Directed by William Monahan
For London Boulevard, his directorial debut, The Departed screenwriter William Monahan has assembled a bevy of accomplished British talent in front of the camera, including Colin Farrell, Keira Knightley, Ben Chaplin, David Thewlis, Ray Winstone and Eddie Marsan. They try their best to make something worthwhile out of the morass they’ve been thrown into, but ultimately a poor script kills their efforts.
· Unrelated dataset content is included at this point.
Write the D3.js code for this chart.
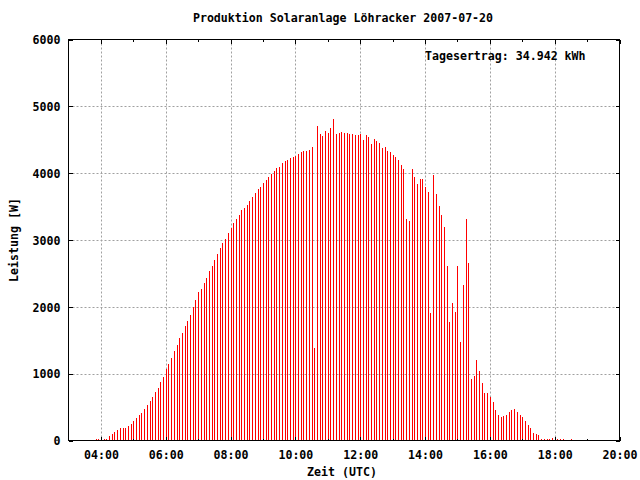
<!DOCTYPE html>
<html><head><meta charset="utf-8">
<script src="https://cdn.jsdelivr.net/npm/d3@7"></script>
<style>
html,body{margin:0;padding:0;background:#fff;}
text{font-family:"DejaVu Sans Mono",monospace;font-weight:bold;font-size:11.6px;fill:#000;}
</style></head>
<body>
<svg id="c" width="640" height="480"></svg>
<script>
// ---- data ----
const title = "Produktion Solaranlage Löhracker 2007-07-20";
const yLabel = "Leistung [W]";
const xLabel = "Zeit (UTC)";
const annotation = "Tagesertrag: 34.942 kWh";
const startTime = "03:50";       // first sample
const stepMinutes = 5;           // sampling interval
const power = [
 15,15,20,25,25,60,90,120,150,180,
 180,180,210,240,285,335,375,405,465,525,
 585,645,720,790,880,955,1065,1150,1240,1345,
 1435,1540,1615,1720,1795,1885,2000,2105,2225,2270,
 2360,2435,2540,2615,2705,2795,2885,2960,3020,3110,
 3185,3255,3315,3375,3450,3480,3525,3585,3645,3705,
 3765,3795,3855,3900,3945,3990,4035,4080,4095,4155,
 4185,4200,4230,4245,4260,4290,4320,4335,4335,4350,
 4390,1390,4705,4585,4555,4630,4600,4675,4810,4585,
 4600,4615,4600,4600,4585,4585,4570,4570,4585,4495,
 4570,4540,4435,4510,4480,4450,4375,4390,4330,4315,
 4270,4240,4195,4120,4065,3315,3285,4065,3945,3840,
 3915,3915,3795,3720,1910,3975,3690,3510,3375,3195,
 2615,1780,2060,1925,2615,1480,2330,3315,2660,925,
 970,1210,1045,865,715,715,655,570,450,375,
 345,360,375,420,450,465,420,375,345,285,
 225,180,105,90,75,15,15,15,15,30,
 10,15,15,15,0,0,15
];
const xMajorTicks = ["04:00","06:00","08:00","10:00","12:00","14:00","16:00","18:00","20:00"];
const xMinorTicks = ["05:00","07:00","09:00","11:00","13:00","15:00","17:00","19:00"];
const yTicks = [0,1000,2000,3000,4000,5000,6000];
const xDomain = ["03:00","20:00"];
const yDomain = [0,6000];

// ---- helpers ----
const toMin = s => { const [h,m] = s.split(":").map(Number); return h*60+m; };
const fmt = m => String(Math.floor(m/60)).padStart(2,"0")+":"+String(m%60).padStart(2,"0");
const t0 = toMin(startTime);
const samples = power.map((v,i)=>({t:t0+i*stepMinutes, v}));

const svg = d3.select("#c");
const L=68.5, R=619.5, T=39.5, B=440.5;
const x = d3.scaleLinear().domain(xDomain.map(toMin)).range([L,R]);
const y = d3.scaleLinear().domain(yDomain).range([B,T]);

// grid
const grid = svg.append("g").attr("stroke","#a0a0a0").attr("stroke-width",1).attr("stroke-dasharray","2,2").attr("fill","none");
xMajorTicks.map(toMin).filter(m=>x(m)>L+1 && x(m)<R-1).forEach(m=>{
  const px = Math.round(x(m))+0.5;
  grid.append("line").attr("x1",px).attr("x2",px).attr("y1",T).attr("y2",B);
});
yTicks.filter(v=>y(v)>T+1 && y(v)<B-1).forEach(v=>{
  const py = Math.round(y(v))+0.5;
  grid.append("line").attr("x1",L).attr("x2",R).attr("y1",py).attr("y2",py);
});

// bars (impulses)
svg.append("g").selectAll("rect").data(samples.filter(d=>d.v>0)).join("rect")
  .attr("x", d=>Math.round(x(d.t)))
  .attr("width", 1)
  .attr("y", d=>Math.round(y(d.v)))
  .attr("height", d=>Math.round(B-0.5)-Math.round(y(d.v)))
  .attr("fill","#ff0000")
  .attr("shape-rendering","crispEdges");

// axes via d3
const axB = d3.axisBottom(x).tickValues(xMajorTicks.map(toMin)).tickFormat(fmt).tickSizeInner(-4).tickSizeOuter(0).tickPadding(10);
const gB = svg.append("g").attr("transform",`translate(0,${B})`).call(axB);
const axBm = d3.axisBottom(x).tickValues(xMinorTicks.map(toMin)).tickFormat("").tickSizeInner(-2).tickSizeOuter(0);
const gBm = svg.append("g").attr("transform",`translate(0,${B})`).call(axBm);
const axT = d3.axisTop(x).tickValues(xMajorTicks.map(toMin)).tickFormat("").tickSizeInner(-4).tickSizeOuter(0);
const gT = svg.append("g").attr("transform",`translate(0,${T})`).call(axT);
const axTm = d3.axisTop(x).tickValues(xMinorTicks.map(toMin)).tickFormat("").tickSizeInner(-2).tickSizeOuter(0);
const gTm = svg.append("g").attr("transform",`translate(0,${T})`).call(axTm);
const axL = d3.axisLeft(y).tickValues(yTicks).tickFormat(d3.format("d")).tickSizeInner(-4).tickSizeOuter(0).tickPadding(8);
const gL = svg.append("g").attr("transform",`translate(${L},0)`).call(axL);
const axR = d3.axisRight(y).tickValues(yTicks).tickFormat("").tickSizeInner(-4).tickSizeOuter(0);
const gR = svg.append("g").attr("transform",`translate(${R},0)`).call(axR);
[gB,gBm,gT,gTm,gL,gR].forEach(g=>{
  g.select(".domain").remove();
  g.selectAll(".tick line").attr("stroke","#000").attr("shape-rendering","crispEdges");
  g.attr("font-family",null).attr("font-size",null);
});
gB.selectAll(".tick text").attr("y",null).attr("dy",null).attr("y",18).attr("fill","#000");
gL.selectAll(".tick text").attr("dy","0.36em").attr("fill","#000");

// frame
svg.append("rect").attr("x",L).attr("y",T).attr("width",R-L).attr("height",B-T)
  .attr("fill","none").attr("stroke","#000").attr("stroke-width",1);

// texts
svg.append("text").attr("x",343).attr("y",22).attr("text-anchor","middle").text(title);
svg.append("text").attr("x",425).attr("y",60).text(annotation);
svg.append("text").attr("x",342).attr("y",476).attr("text-anchor","middle").text(xLabel);
svg.append("text").attr("transform","translate(18,240) rotate(-90)").attr("text-anchor","middle").text(yLabel);
</script>
</body></html>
It’s always surprising when a film loaded with talent backfires and sputters but unfortunately, that’s what we have here. The problem isn’t that it’s Monahan’s first time behind the camera—it’s his own flat script. As reformed badass Mitchel (Colin Farrell) is sucked back into the life by his old underworld friends, a homeless friend is senselessly murdered by some teens, his trainwreck sister descends into alcoholism and he’s asked to protect starlet Charlotte (Keira Knightley) from paparazzi vultures. He welcomes the new job as it’s easy and Charlotte is beautiful and vulnerable, but ruthless mob boss Gant (Ray Winstone) has other plans for him; and add to the mix Charlotte’s live-in friend, Jordan (David Thewlis), who befriends Mitchel.
That’s a lot of story to follow, but none are especially believable, fun or sympathetic. You’d expect major chemistry between Farrell and Knightly, but the romance provides no spark and Knightley comes off as cloying. Winstone provides some tense fun, but he, like the rest of the movie, is written off far too easily—his climactic scene is notably unsuspenseful. David Thewlis seems to enjoy playing a washed-up actor but a trigger-happy twist negates his character’s credibility. And then there’s the murdered homeless man. We should care that it be avenged, but we have no insight into him or his relationship to Mitchel. All of this adds up to a convoluted and tepid thriller-romance.